Anche se negli ultimi decenni è stata piuttosto trascurata,
probabilmente l’Albana è il vitigno che più caratterizza la Romagna, visto che
solo in quest’area è in grado di esprimere al meglio le sue potenzialità. A
prescindere dalle leggende che legano l’Albana a Galla Placidia, la prima
testimonianza documentale certa della sua presenza e coltivazione in Romagna ci
viene da Pier De Crescenzi, che nel 1300 parlando delle “diverse specie di
viti” e in particolare delle “migliori” così si esprime: “è uva bianca, un poco lungo abbiente il granello, e fa assai grandi
grappoli e spessi e lunghi… le sue granella molto son colorate dal sole, e
molto tosto la sua maturità si compie, ed è assai dolce in sapore”.
Più tardi anche il Tanara (1654) descrive l’Albana: “La qualità poi naturale dell’uva si deve
molto considerare perché l’Albana pare che tenga il primo luogo in far vino
delicato”.
Nell’Ottocento la fama di certi vini si poteva desumere anche da
alcuni componimenti poetici, come è il caso del ditirambo “Il Bacco in Romagna”
dell’abate Piolanti, in cui troviamo anche un riferimento all’Albana: “Voglio
aspergermi le labbra col buon vino di Bertinoro, che biondeggia come l’oro e
giocondo fa ogni cor”
(Piolanti, 1818).
Nella seconda metà dell’800 si trovano diverse
citazioni tecniche in merito all’Albana.
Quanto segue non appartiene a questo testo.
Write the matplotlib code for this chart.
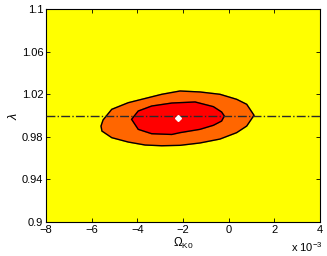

Negli Annali di Viticoltura ed
Enologia Italiana (1873) viene descritta la viticoltura del Circondario di
Cesena, che produceva all’epoca circa trentaseimila ettolitri di vino, e fra i
vitigni presenti l’Albana era al primo posto.
Il Pulliat (1874) ci fa notare che gli antichi
agricoltori del Bolognese erano più razionali di quelli del suo tempo, poiché tenevano
l’Albana a taglio corto anziché maritarla agli alberi.
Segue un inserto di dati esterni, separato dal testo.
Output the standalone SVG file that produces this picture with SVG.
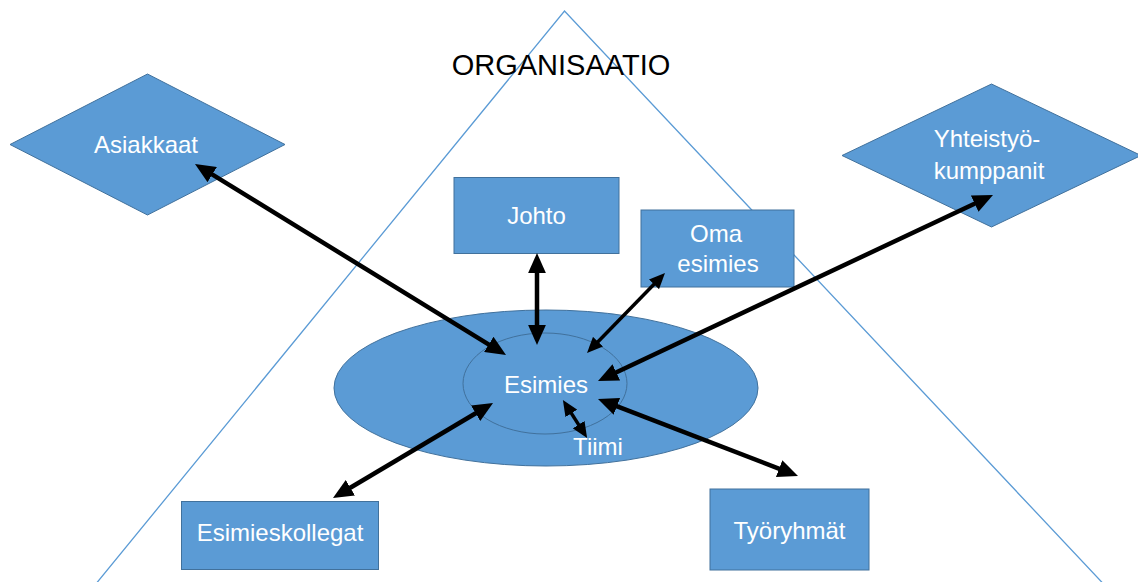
<svg xmlns="http://www.w3.org/2000/svg" width="1138" height="582" viewBox="0 0 1138 582">
<style>
.shape{fill:#5B9BD5;stroke:#41719C;stroke-width:1}
.lbl{font-family:"Liberation Sans",Arial,sans-serif;font-size:24px;fill:#FFFFFF;text-anchor:middle}
.title{font-family:"Liberation Sans",Arial,sans-serif;font-size:29px;fill:#000000;text-anchor:middle}
.conn{stroke:#000000;fill:none;marker-start:url(#ah);marker-end:url(#ah)}
.thick{stroke-width:4.5}
.thin{stroke-width:3.5}
</style>
<defs>
<marker id="ah" viewBox="0 0 4.5 4" markerWidth="4.5" markerHeight="4" refX="1" refY="2" orient="auto-start-reverse" markerUnits="strokeWidth">
<path d="M0,0 L4.5,2 L0,4 z" fill="#000000"/>
</marker>
</defs>
<rect width="1138" height="582" fill="#FFFFFF"/>
<g id="organisaatio">
<polyline points="95,585 564.5,11 1104.5,585" fill="none" stroke="#5B9BD5" stroke-width="1.3"/>
<text class="title" x="561" y="75">ORGANISAATIO</text>
</g>
<g id="tiimi">
<ellipse class="shape" cx="546" cy="388" rx="212" ry="78"/>
<text class="lbl" x="598" y="455">Tiimi</text>
</g>
<g id="esimies">
<ellipse class="shape" cx="545" cy="383.5" rx="82" ry="50.5"/>
<text class="lbl" x="546" y="392.5">Esimies</text>
</g>
<g id="asiakkaat">
<polygon class="shape" points="10,144.5 147.5,74 285,144.5 147.5,215"/>
<text class="lbl" x="146" y="153">Asiakkaat</text>
</g>
<g id="yhteistyokumppanit">
<polygon class="shape" points="842,155.5 991.5,84 1141,155.5 991.5,227"/>
<text class="lbl" x="987" y="147">Yhteistyö-</text>
<text class="lbl" x="989" y="179">kumppanit</text>
</g>
<g id="johto">
<rect class="shape" x="454" y="177.5" width="165" height="76"/>
<text class="lbl" x="536.5" y="224">Johto</text>
</g>
<g id="oma-esimies">
<rect class="shape" x="641" y="210" width="153" height="77"/>
<text class="lbl" x="716" y="241.5">Oma</text>
<text class="lbl" x="718" y="271.5">esimies</text>
</g>
<g id="esimieskollegat">
<rect class="shape" x="181.5" y="501.5" width="197" height="68"/>
<text class="lbl" x="280" y="541">Esimieskollegat</text>
</g>
<g id="tyoryhmat">
<rect class="shape" x="710" y="489" width="159" height="81"/>
<text class="lbl" x="789.5" y="539">Työryhmät</text>
</g>
<g id="connectors">
<line class="conn thick" x1="208.4" y1="172.2" x2="492.6" y2="346.8"/>
<line class="conn thick" x1="537" y1="268.75" x2="537" y2="329.25"/>
<line class="conn thin" x1="656.45" y1="281.77" x2="595.55" y2="344.23"/>
<line class="conn thick" x1="978.75" y1="201.7" x2="612.25" y2="374.3"/>
<line class="conn thick" x1="479.5" y1="411" x2="346.5" y2="490"/>
<line class="conn thick" x1="612.7" y1="404.7" x2="783.3" y2="470.3"/>
<line class="conn thin" x1="569.5" y1="410.4" x2="580.5" y2="427.6"/>
</g>
</svg>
Il prof. Grandi nel Bullettino
ampelografico (vol. X) nel 1879 scrive: “L’albana
coltivata nella collina ed in terre calcari-silicee tende al tipo dei vini
aromatici e liquorosi, perché ricca di sostanze zuccherine e mancante d’acidi e
di fermento, quindi il vino risulta quasi sempre dolce; col tempo acquista un
sapore suo particolare. Può chiamarsi vino tipo del circondario di Cesena
perché nessuno s’occupa a fare altri vini, fuorchè col nome di albana e di
albanella di vigna e del piano”.
Da quanto riferito, traspare come, nei secoli, i
diversi Autori che si sono occupati dell’Albana abbiano spesso evidenziato la
predilezione dell’Albana per certi ambienti, e nel primi decenni del Novecento,
Mariano Savelli, del Regio Laboratorio Autonomo di Chimica Agraria di Forlì (Annuario 1922-1933), sintetizza
perfettamente questo aspetto: “I luoghi
di Romagna ove l’Albana si coltiva, … sono: le colline di Dozza (Imola), di
Riolo, di S.Lucia delle Spianate nel Faentino, di Terra del Sole e Castrocaro,
di Bertinoro, di Cesena, di Longiano e Montiano. Tutta questa zona che trovasi
ad una pressoché identica latitudine ed appartiene ad una stessa epoca
geologica, evidentemente racchiude tuttora in se stessa il segreto della sua
peculiare attitudine produttiva; infatti la sua profondità è minima, non
oltrepassando mediamente in linea retta quella di 2-3 chilometri, e tutti
i tentativi fatti per l’impianto di vigne d’albana oltre i limiti di questa
zona, sono rimasti infruttuosi; il vino che ne risulta perde il color d’oro,
l’odore e la morbidezza, confondendosi con un ottimo vino bianco comune”.